Thursday, August 20, 2009

Christianity in Crisis 21st Century

The original edition of Christianity in Crisis changed my thinking about the Word of Faith movement. I used to believe that these televangelists (Hinn, Hagee, Meyers, Osteen, etc.) believed and preached the same gospel I believe in and preach and that we simply disagreed over whether God wants every believer to be in perfect health and be rich. However, Hanegraaff’s thoroughly documented book helped me to realize that the Word of Faith movement is heretical and that my disagreements are profound. Hanegraaff makes it clear that that his book is not about secondary issues like speaking in tongues, modes of baptism, and millennial views. He argues, “The Faith movement has systematically subverted the very essence of Christianity so as to present us with a counterfeit Christ and counterfeit Christianity.”

There are five overarching theological mistakes that Word of Faith preachers teach. Hanegraaff uses the acronym FLAWS as a mnemonic device to assist in remembering the fatal errors of the Word of Faith movement. Hanegraaff does caution that the Word of Faith movement is not monolithic and that not all of them teach the exact same errors, but all of them teach these five errors to one degree or another.

“Faith in faith” is the first error. Popularly this is known as “name it and claim it.” The basic idea is that words have power to affect one’s life either positively or negatively. Therefore, if one speaks positive things, he will create the positive reality of which he speaks and vice versa for negative confessions. Further, they teach that even God is bound by this “spiritual law”, and he cannot do anything for a person until he speaks positively. Of course, this teaching makes men sovereign and God impotent.

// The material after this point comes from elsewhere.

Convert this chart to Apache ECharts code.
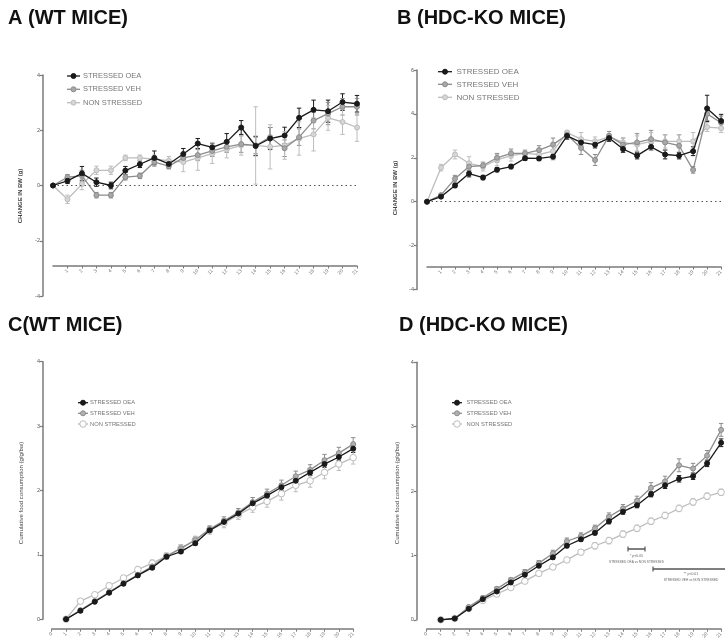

The next error is “little gods.” The Word faith teachers teach that being created in the image of God means that we are gods just like Jesus was. The effect of this teaching is to diminish the uniqueness and deity of Christ. In addition, this teaching deifies man. While one may be able to argue that the “faith in faith” is not a critical error, certainly, this error and the next error are fatal. That is, the Word of Faith teachers teach both a different Jesus and a different way of salvation.

“Atonement Atrocities” is the title for the next error. The Faith teachers teach that Jesus paid the punishment for sin by descending into Hell, suffering at the hands of the Devil, and battling the demon hordes. However, the Bible teaches that Jesus paid the full price for sin on the cross. Further, they teach that Jesus became sin on the cross. Some even teach that Jesus became “one in nature with [Satan].” Then, he was “born again”, that is, he became divine again in Hell before finally defeating Satan. This teaching rests on distortions of Scripture and supposed new revelations. These teachers would have us believe that the second person of the Trinity ceased being God became one with Satan and then turned back into God. This is sheer blasphemy, which if true destroys the work of Christ.

The final two errors are “Wealth and Want” and “Suffering and Sickness.” This is the health-wealth-prosperity gospel. While these views are problematic, they are minor compared to the previous three. Especially troubling is the constant misuse and distorting of Scripture to force it to teach the prosperity gospel.

Two criticisms I have are that the book is sometimes repetitive and the language Hanegraaff uses. One of the new features of the book is a chapter entitled “Cast of Characters.” In this chapter, Hanegraaff gives a short overview and critique of individual Word of Faith teachers. This is generally very helpful; however, much of the material found here is repeated later in other relevant areas. Secondly, Hanegraaff often calls the followers of Word of Faith teachers “devotees.” This word makes me think of a mindless follower of a religion, which makes this word emotionally charged. I know Hanegraaff does not mean it this way because he is careful to make a distinction between Word of Faith teachers and their followers. He says that “there are many sincere, born-again believers in the movement.” A more neutral word choice would have been better.

Truly, the Word of Faith movement is creating a crisis in Christianity. Their views are clearly more than a small difference of opinion. They articulate an alternative Jesus and different gospel. You need to read this book.